We have to give the control to the user. I see no way the libzim could know in which directory the user/dev wants to save this index.
Then we should avoid to call it "cache", because there is already so many cache that we are lost with them. We will create a dedicated method with a very specific name. This method will disappear in libzim10.
Then, regarding what triggers the creation of the index. I see you want to do it at first spellchecking run. This approach will create a delay in a first call. This is why I recommended to do that - earlier- at the time the libzim client calls explicitly to set directory.
I think there is some misunderstanding.
With the proposed enhancement I want to introduce to libzim a more general idea of persistent cached data. That data will be stored in the mentioned cache directory. Spell checking will be the first client of that functionality (and may later stop taking advantage of it when the spellchecking index is embedded in the ZIM file). But there may be other features that will benefit from such persistent caches.

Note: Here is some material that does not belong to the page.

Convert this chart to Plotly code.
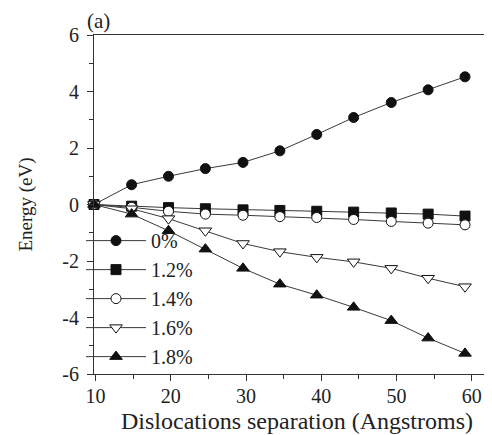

@veloman-yunkan I believe to understand what you aim to do, but:
- ZIM file principle is that it comes with everything needed and is directly and fully exploitable. Therefore this kind of cache is not needed
- This approach here is only temporary, goal is then to move forward to embed the index in the ZIM
- API will be remove as quickly as possible and survive hopefully only a few minor release until 10.0.0 release
- We should be focus to deliver the feature, therefore not make the problem complexer than it is already
Feature as been implemented temporary in the libkiwix, see https://github.com/openzim/libzim/issues/731 Issue has been created to:
- Move the feature in the libzim https://github.com/openzim/libzim/issues/1011
- Implement multiple spellchecking suggestions https://github.com/openzim/libzim/issues/1012
- Handle multiple word pattern https://github.com/openzim/libzim/issues/1013
- Consider using an other spellchecking library https://github.com/openzim/libzim/issues/1014
@veloman-yunkan Could/Should we close this issue in favour of the new issues I have created? Do we missed something?